▶ RECORDS SHOWN:
_ _ _ _
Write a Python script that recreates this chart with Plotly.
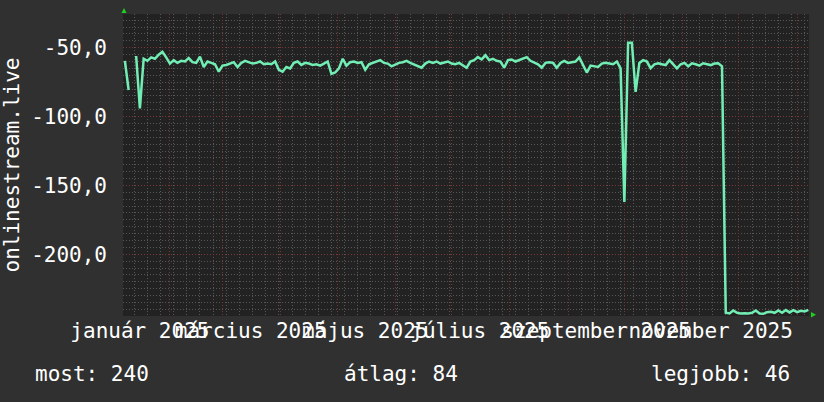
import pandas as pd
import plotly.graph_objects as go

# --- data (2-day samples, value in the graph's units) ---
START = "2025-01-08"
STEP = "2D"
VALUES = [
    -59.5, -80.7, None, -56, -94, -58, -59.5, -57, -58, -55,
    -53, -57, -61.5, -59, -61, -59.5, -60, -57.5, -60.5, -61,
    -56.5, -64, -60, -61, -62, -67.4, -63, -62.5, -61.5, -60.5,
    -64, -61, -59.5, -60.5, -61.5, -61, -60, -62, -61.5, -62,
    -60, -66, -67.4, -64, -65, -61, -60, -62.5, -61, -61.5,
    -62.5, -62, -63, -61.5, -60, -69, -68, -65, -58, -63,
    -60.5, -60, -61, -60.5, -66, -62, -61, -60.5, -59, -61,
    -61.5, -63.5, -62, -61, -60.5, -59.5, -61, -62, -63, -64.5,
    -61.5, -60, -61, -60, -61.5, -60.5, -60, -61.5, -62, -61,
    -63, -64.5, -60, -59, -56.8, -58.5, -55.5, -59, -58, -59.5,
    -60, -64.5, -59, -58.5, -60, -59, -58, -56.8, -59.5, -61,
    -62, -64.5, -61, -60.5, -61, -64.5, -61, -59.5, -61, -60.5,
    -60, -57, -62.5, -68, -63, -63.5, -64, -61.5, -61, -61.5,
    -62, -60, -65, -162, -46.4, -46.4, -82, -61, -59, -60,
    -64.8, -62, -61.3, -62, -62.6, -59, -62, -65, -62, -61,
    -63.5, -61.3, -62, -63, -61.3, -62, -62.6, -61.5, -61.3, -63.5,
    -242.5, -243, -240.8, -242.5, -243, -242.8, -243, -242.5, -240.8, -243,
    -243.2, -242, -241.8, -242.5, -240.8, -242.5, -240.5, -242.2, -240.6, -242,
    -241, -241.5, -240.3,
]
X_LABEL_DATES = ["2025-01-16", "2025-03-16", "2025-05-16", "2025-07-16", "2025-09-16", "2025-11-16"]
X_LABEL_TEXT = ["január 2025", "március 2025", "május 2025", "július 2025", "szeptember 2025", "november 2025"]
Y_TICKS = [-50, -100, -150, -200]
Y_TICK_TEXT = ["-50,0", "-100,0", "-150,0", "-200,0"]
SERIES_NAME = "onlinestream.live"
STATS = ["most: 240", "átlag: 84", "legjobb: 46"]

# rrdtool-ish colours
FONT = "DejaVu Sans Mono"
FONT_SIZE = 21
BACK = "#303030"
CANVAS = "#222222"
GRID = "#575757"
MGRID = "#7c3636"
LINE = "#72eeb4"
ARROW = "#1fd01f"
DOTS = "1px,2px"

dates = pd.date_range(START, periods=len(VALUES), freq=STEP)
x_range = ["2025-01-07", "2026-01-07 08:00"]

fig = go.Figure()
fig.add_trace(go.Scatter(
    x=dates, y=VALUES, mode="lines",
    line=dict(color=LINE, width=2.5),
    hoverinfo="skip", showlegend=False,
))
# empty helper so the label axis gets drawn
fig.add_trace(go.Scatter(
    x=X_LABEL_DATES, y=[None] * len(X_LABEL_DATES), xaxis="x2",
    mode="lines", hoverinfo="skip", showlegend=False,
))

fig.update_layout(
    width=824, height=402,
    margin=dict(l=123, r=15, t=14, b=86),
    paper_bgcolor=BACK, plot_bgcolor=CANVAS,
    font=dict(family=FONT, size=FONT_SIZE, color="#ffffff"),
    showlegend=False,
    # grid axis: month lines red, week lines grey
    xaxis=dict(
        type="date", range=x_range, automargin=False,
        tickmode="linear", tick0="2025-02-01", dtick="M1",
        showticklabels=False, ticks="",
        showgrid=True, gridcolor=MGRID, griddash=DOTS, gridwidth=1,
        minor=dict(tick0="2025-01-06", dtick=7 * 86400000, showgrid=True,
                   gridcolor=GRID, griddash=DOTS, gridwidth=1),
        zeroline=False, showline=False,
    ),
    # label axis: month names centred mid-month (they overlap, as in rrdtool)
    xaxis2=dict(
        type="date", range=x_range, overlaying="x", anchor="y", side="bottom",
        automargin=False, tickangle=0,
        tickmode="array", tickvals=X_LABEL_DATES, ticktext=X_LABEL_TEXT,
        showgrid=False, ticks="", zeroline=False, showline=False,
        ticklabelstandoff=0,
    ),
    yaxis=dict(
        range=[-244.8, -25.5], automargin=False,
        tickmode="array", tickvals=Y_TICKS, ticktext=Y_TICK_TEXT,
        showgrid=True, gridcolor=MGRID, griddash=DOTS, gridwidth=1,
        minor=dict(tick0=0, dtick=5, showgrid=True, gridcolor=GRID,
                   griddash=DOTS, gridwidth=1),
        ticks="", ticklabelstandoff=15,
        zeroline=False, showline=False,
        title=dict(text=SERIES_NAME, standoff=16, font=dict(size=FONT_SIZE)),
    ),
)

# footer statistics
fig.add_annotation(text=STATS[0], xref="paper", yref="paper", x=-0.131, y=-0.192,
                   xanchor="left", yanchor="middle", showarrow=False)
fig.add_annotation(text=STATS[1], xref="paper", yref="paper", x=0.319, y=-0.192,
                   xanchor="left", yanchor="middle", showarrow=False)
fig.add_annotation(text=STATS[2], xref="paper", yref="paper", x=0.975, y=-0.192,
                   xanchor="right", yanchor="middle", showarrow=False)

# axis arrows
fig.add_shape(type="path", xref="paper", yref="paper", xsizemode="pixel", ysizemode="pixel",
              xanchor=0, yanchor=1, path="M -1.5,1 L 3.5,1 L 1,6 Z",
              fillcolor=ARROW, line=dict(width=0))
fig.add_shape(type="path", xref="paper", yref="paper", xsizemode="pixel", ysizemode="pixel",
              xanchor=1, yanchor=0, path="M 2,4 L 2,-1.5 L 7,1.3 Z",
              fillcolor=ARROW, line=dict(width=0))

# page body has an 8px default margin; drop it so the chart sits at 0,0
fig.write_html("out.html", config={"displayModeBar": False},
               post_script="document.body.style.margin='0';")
_ _ _ _
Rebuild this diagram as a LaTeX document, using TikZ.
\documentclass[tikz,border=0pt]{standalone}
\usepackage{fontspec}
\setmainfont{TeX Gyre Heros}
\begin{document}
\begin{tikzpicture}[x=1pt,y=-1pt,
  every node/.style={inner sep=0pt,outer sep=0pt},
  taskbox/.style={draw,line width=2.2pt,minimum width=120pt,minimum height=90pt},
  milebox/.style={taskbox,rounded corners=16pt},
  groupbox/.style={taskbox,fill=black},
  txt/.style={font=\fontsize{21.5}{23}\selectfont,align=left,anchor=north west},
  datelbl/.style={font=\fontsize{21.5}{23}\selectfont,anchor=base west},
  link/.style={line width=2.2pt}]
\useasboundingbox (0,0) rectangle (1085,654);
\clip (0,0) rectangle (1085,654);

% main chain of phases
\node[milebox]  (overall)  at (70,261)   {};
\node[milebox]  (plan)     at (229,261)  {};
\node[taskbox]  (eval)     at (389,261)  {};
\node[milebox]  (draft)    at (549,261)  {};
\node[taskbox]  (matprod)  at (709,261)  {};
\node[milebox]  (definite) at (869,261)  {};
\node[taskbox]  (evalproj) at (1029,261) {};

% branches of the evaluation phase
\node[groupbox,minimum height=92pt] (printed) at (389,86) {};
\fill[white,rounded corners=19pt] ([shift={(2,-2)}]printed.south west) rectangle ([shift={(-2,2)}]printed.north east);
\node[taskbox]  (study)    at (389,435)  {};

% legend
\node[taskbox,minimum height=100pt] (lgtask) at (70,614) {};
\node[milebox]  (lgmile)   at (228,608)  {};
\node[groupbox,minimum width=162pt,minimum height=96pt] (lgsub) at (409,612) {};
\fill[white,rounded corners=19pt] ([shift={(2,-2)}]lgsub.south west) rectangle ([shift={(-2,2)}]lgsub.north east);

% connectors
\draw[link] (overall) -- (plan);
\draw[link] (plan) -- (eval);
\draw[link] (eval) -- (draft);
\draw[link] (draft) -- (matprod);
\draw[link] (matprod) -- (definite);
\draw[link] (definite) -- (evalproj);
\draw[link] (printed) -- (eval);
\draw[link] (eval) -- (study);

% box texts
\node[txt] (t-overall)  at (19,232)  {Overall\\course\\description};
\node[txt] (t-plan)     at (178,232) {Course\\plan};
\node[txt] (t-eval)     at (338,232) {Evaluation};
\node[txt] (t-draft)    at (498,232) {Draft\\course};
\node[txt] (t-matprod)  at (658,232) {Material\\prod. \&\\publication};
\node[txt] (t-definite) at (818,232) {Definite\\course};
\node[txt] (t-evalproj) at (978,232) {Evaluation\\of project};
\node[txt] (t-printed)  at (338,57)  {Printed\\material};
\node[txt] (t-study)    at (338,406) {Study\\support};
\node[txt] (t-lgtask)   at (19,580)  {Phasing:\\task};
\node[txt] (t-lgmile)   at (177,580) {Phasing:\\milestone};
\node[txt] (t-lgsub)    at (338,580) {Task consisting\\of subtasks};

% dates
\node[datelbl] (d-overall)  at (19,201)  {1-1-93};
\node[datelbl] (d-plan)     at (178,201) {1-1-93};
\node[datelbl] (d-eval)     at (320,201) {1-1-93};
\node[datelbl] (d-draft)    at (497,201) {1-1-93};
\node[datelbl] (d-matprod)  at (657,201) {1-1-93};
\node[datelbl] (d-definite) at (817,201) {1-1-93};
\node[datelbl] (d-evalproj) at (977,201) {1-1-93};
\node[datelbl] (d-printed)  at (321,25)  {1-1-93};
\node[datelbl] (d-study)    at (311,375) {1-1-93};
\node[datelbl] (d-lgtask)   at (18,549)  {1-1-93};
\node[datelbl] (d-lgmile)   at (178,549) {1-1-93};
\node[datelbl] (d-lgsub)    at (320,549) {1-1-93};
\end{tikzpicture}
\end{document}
_ _ _ _
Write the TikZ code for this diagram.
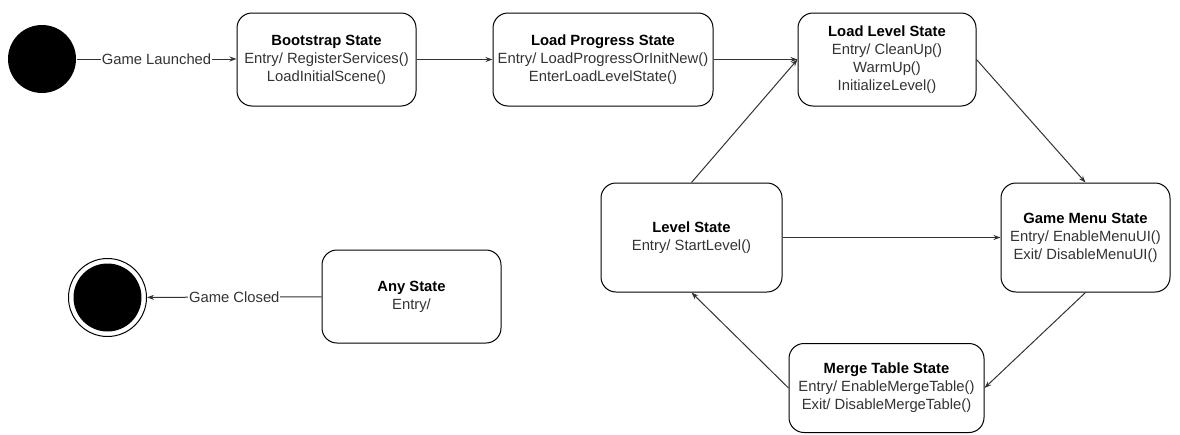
_ _ _ _
Set down the lines running from the one with "Write a Python" through the one with "import plotly.graph_objects as go", both ends kept, exactly and with no pictures.

▶ REPLY TO THE EXERCISE:
Write a Python script that recreates this chart with Plotly.
import pandas as pd
import plotly.graph_objects as go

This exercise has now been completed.